▶ [SET TASK]:
Across the entries below, how many lines contain the string "with"? Give only the count.
>> BEGIN
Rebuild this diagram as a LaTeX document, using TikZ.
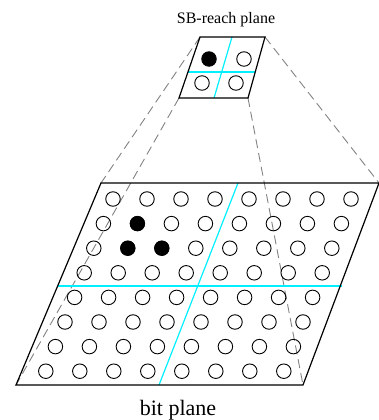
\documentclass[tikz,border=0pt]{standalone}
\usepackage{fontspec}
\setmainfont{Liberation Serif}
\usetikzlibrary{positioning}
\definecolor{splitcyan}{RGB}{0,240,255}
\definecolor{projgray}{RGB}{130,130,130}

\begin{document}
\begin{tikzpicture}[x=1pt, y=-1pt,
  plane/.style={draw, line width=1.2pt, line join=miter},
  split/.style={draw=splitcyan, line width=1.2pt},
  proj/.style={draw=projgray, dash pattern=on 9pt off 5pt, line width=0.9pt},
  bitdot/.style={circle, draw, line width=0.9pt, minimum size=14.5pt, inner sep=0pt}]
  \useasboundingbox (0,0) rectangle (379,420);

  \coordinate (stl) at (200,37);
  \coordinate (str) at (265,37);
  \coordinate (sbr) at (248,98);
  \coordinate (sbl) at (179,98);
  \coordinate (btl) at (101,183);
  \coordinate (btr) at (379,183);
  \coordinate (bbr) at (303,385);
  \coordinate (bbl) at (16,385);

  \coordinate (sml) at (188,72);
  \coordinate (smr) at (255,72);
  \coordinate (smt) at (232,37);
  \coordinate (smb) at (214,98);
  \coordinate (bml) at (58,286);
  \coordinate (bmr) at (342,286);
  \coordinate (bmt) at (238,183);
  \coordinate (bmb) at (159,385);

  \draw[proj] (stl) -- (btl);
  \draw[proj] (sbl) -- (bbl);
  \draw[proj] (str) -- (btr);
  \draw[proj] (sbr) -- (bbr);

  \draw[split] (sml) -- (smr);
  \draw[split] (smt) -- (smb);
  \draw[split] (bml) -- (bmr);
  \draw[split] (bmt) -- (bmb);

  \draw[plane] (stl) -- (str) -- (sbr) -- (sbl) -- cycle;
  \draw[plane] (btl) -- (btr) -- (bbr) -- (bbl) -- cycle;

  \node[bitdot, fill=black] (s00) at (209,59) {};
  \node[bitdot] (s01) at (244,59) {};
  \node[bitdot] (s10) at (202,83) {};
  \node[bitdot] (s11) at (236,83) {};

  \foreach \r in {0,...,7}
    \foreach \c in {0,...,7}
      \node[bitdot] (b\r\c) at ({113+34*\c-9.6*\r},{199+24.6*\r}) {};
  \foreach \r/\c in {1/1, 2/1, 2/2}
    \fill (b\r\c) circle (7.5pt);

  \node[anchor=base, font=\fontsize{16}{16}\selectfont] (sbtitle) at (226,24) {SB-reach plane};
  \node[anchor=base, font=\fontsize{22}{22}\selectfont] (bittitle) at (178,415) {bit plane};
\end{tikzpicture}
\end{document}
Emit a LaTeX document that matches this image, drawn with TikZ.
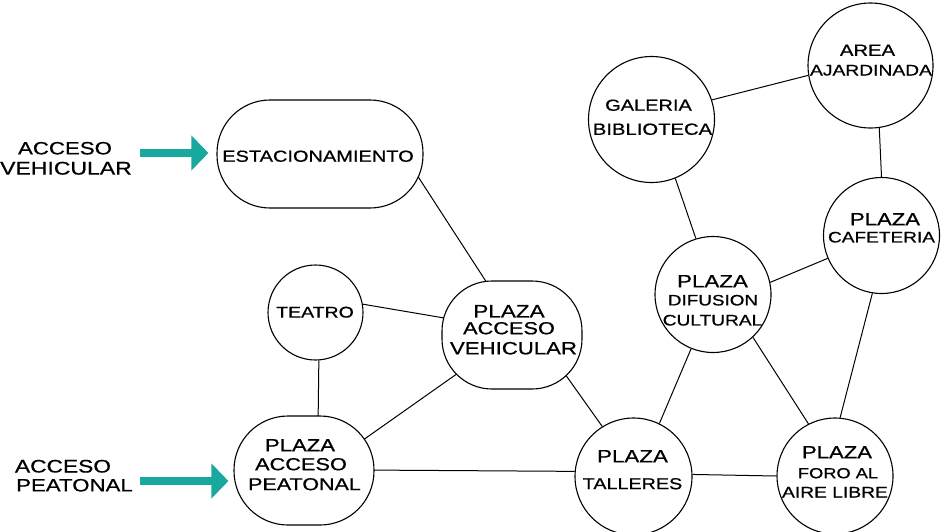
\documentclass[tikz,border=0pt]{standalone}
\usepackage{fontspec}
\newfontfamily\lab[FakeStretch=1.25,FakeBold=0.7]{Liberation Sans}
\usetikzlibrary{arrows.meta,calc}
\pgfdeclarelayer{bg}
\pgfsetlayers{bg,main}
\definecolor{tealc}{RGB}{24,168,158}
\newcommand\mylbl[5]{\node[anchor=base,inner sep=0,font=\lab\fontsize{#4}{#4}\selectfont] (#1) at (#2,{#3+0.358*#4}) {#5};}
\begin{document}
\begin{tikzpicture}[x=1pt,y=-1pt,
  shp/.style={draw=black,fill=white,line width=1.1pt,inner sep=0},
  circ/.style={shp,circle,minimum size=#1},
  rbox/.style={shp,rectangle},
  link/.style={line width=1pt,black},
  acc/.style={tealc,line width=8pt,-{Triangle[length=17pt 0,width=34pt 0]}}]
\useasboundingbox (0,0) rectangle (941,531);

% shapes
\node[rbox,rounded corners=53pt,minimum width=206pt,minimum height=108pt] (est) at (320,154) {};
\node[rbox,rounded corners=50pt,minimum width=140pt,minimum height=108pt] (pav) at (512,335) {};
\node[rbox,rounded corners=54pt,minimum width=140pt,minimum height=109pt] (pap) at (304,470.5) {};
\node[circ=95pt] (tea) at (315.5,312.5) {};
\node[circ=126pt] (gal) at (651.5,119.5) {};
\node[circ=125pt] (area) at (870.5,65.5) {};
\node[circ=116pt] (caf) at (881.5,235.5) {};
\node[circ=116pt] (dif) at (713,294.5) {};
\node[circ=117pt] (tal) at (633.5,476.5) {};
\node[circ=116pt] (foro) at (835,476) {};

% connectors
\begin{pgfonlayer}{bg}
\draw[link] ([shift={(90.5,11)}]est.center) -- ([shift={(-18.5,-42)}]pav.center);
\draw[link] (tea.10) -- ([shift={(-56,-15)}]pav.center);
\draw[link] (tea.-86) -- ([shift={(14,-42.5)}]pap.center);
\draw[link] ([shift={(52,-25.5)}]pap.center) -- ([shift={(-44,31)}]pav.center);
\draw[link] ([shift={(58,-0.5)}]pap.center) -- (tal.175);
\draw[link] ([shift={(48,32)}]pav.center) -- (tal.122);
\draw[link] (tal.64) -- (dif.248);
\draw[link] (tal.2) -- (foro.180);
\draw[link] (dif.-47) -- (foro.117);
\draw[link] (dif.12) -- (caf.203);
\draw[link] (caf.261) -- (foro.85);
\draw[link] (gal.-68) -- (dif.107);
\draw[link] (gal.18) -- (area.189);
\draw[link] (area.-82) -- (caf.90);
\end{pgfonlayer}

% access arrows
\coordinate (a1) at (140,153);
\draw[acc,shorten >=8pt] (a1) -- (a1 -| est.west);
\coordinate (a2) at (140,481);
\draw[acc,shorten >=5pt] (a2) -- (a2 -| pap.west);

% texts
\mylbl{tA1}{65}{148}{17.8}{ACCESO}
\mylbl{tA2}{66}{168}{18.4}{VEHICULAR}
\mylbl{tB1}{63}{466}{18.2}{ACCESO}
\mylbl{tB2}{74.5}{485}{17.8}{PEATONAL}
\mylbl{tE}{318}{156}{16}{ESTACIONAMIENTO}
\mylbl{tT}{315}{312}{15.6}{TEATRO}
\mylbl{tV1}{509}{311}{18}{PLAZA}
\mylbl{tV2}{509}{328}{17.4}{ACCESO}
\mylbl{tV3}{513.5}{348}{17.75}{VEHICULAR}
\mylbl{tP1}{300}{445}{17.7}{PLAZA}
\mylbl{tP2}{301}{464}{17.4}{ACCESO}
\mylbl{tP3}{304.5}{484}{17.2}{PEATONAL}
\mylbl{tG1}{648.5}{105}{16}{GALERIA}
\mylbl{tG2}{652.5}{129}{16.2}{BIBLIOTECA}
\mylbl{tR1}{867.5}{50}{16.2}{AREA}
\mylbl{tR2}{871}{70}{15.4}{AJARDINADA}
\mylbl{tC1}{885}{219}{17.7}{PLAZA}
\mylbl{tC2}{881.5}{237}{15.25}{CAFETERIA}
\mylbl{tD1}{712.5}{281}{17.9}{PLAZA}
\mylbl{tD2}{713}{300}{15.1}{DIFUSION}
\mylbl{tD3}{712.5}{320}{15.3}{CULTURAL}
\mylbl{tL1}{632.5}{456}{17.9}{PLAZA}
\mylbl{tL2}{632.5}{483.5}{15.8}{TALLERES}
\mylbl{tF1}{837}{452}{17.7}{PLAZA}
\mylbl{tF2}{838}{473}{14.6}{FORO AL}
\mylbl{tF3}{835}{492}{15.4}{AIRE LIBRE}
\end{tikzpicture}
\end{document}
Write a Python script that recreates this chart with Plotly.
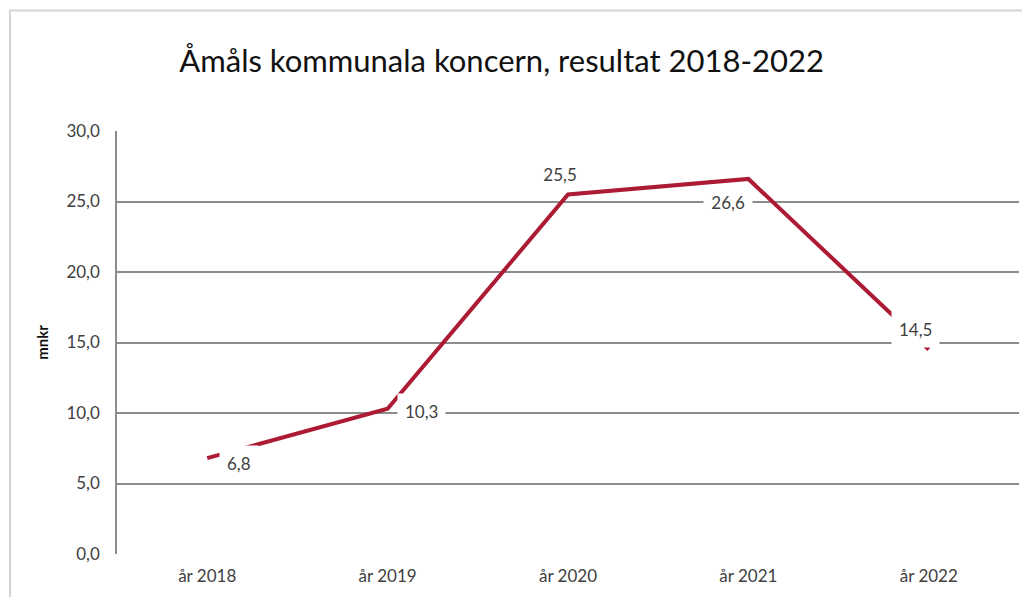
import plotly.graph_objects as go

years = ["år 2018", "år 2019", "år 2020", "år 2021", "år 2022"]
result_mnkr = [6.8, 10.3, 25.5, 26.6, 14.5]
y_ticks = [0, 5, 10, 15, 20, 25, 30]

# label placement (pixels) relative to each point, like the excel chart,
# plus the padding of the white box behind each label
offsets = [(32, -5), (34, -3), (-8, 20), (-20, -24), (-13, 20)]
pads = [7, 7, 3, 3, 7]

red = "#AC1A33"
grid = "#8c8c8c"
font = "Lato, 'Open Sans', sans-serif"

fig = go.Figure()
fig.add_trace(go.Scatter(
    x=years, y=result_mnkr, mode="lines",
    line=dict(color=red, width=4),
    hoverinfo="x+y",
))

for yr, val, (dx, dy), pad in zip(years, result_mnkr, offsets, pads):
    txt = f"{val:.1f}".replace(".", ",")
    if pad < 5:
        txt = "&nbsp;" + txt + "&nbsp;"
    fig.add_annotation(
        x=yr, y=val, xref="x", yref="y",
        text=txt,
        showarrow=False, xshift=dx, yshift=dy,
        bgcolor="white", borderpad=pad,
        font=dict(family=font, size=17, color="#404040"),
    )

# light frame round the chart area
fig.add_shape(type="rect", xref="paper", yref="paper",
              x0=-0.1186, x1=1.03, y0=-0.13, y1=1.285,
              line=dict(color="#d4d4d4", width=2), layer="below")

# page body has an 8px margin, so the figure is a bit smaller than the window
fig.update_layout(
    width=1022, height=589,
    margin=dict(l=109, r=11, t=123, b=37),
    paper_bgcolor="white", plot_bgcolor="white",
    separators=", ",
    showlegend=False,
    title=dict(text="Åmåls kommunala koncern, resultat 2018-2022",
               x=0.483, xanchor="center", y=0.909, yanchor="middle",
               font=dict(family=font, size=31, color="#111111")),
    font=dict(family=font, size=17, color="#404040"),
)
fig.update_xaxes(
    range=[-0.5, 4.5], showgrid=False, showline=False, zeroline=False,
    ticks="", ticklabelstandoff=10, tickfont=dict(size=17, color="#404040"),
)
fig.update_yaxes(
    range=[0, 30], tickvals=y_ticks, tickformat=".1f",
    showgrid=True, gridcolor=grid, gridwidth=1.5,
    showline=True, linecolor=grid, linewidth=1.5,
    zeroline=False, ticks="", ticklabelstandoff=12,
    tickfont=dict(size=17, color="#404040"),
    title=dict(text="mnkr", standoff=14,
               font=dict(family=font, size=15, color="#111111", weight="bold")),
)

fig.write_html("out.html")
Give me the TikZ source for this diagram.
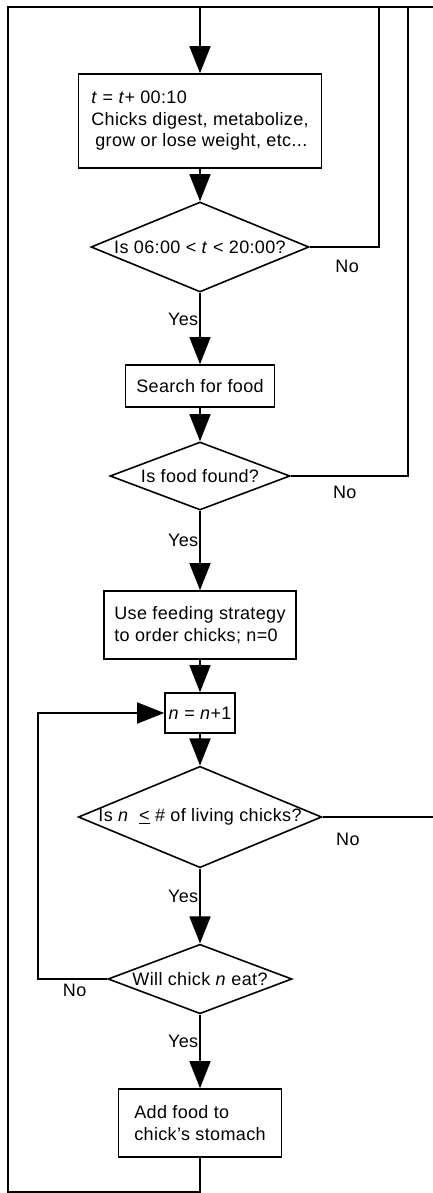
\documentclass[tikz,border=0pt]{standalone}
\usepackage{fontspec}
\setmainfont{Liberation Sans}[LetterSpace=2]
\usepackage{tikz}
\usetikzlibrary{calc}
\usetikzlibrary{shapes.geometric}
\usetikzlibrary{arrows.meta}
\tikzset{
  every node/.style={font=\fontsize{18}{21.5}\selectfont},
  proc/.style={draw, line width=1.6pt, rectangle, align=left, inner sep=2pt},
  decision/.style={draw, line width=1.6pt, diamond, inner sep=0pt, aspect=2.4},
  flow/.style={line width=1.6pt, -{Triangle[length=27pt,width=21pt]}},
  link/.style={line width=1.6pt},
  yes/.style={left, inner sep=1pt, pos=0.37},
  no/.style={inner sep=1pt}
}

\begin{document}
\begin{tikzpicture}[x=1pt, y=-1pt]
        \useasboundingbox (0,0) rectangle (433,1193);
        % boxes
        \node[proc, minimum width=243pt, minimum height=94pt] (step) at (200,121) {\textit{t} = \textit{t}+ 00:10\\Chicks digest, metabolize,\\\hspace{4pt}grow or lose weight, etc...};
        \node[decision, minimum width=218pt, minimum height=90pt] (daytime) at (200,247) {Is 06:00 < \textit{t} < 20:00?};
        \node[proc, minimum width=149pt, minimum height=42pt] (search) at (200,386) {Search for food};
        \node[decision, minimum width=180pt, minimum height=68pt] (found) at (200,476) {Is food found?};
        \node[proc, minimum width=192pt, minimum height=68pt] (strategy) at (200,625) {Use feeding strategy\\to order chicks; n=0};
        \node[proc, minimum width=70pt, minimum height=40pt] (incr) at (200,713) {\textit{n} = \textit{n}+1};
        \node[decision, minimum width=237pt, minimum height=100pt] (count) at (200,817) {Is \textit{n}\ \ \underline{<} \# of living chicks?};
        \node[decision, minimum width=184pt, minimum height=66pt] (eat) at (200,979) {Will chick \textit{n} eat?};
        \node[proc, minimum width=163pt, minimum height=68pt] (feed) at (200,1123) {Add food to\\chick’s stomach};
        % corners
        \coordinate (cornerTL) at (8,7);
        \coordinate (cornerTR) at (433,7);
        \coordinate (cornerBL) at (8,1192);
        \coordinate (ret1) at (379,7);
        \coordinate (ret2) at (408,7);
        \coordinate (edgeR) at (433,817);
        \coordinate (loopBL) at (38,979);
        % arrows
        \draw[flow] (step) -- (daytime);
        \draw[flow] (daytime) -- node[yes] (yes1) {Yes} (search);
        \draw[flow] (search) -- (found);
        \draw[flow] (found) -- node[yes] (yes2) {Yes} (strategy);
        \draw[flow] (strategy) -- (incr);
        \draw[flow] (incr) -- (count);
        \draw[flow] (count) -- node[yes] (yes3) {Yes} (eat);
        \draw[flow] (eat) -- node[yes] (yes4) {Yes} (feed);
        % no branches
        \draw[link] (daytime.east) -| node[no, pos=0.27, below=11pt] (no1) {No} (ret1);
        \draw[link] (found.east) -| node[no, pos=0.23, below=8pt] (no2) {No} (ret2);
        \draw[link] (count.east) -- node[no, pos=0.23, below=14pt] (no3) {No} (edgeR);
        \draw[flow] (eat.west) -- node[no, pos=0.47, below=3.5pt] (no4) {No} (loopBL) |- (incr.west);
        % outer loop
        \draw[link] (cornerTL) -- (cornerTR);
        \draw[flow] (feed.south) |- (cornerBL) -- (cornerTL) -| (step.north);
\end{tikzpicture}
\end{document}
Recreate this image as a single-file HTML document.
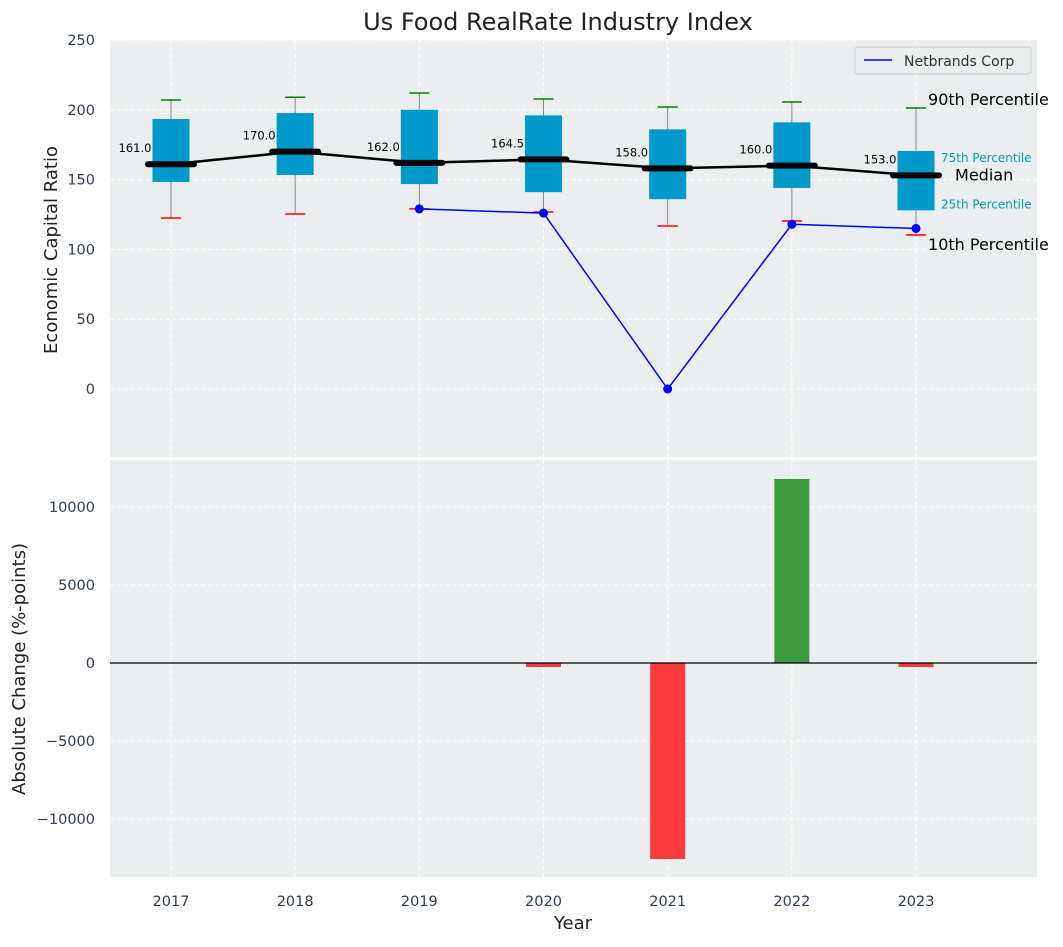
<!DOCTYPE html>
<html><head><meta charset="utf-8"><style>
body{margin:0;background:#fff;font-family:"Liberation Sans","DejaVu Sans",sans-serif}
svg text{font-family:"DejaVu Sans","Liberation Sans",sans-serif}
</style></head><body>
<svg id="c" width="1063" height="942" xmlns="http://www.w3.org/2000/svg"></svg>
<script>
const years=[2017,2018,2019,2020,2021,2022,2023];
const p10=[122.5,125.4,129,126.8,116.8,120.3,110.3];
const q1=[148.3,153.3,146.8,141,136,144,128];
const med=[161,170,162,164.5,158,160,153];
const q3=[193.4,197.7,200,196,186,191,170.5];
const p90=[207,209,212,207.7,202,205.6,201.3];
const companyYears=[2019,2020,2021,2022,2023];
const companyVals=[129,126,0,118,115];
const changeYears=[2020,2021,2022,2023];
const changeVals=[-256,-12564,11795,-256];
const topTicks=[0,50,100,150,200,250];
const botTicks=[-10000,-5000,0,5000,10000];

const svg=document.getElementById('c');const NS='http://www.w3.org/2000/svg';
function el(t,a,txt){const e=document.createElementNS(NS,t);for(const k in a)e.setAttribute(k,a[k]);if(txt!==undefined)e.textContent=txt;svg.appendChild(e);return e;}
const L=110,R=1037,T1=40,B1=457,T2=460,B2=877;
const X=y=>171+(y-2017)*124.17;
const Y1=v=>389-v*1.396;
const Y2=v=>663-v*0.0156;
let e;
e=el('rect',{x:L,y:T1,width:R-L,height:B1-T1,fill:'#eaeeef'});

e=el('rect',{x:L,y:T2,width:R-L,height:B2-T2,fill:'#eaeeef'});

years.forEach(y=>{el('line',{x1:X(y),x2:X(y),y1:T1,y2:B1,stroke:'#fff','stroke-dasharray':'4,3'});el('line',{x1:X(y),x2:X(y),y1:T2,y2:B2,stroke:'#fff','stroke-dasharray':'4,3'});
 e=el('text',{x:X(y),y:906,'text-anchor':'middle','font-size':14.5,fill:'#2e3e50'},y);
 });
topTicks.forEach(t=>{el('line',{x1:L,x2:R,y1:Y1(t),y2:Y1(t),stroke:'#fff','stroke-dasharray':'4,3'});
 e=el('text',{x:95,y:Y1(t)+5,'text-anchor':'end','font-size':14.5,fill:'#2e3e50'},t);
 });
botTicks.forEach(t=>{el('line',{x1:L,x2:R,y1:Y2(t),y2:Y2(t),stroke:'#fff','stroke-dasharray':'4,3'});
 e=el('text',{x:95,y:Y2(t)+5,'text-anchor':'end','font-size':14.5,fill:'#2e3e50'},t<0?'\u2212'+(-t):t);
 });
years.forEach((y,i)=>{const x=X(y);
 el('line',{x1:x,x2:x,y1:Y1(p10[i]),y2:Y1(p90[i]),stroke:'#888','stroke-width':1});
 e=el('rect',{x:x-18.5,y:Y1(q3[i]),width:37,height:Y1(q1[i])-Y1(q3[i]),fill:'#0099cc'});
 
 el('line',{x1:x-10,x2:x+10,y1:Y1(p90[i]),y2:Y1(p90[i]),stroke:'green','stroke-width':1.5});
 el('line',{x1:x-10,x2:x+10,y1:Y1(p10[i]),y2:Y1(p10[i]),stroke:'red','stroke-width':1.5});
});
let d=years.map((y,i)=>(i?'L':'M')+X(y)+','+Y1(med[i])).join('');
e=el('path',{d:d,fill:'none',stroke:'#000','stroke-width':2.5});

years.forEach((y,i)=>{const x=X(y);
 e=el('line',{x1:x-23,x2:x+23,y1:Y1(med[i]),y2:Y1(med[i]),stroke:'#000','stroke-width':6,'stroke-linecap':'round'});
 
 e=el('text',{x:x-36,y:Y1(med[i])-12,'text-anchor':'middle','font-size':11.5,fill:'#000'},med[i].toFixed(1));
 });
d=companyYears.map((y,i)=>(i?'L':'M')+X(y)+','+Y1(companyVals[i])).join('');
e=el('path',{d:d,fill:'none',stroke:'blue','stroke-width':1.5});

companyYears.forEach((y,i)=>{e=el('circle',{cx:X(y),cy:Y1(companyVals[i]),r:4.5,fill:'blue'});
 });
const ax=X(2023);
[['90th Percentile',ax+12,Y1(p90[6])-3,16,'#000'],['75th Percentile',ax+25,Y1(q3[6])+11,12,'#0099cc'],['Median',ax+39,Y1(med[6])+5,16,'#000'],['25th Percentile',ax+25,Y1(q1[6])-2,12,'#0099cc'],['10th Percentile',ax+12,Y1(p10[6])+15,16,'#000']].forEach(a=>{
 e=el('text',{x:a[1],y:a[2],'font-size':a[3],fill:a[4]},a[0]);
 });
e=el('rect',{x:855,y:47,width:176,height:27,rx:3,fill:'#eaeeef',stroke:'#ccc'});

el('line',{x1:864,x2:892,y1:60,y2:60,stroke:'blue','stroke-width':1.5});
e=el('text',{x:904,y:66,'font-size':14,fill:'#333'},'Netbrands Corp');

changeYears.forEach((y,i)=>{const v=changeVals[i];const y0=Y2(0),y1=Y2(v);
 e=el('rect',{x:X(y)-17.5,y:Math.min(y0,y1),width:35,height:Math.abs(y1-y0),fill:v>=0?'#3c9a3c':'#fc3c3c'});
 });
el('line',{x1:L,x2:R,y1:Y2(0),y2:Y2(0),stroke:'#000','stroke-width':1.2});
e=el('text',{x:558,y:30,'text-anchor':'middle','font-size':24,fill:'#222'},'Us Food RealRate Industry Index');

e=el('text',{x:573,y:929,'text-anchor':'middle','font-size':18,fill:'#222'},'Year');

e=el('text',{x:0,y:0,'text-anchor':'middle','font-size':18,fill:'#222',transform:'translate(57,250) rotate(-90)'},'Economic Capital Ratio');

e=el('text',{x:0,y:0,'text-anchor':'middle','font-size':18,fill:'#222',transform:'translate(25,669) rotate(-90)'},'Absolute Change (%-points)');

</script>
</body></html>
>> END
▶ [EXPECTED OUTPUT]:
2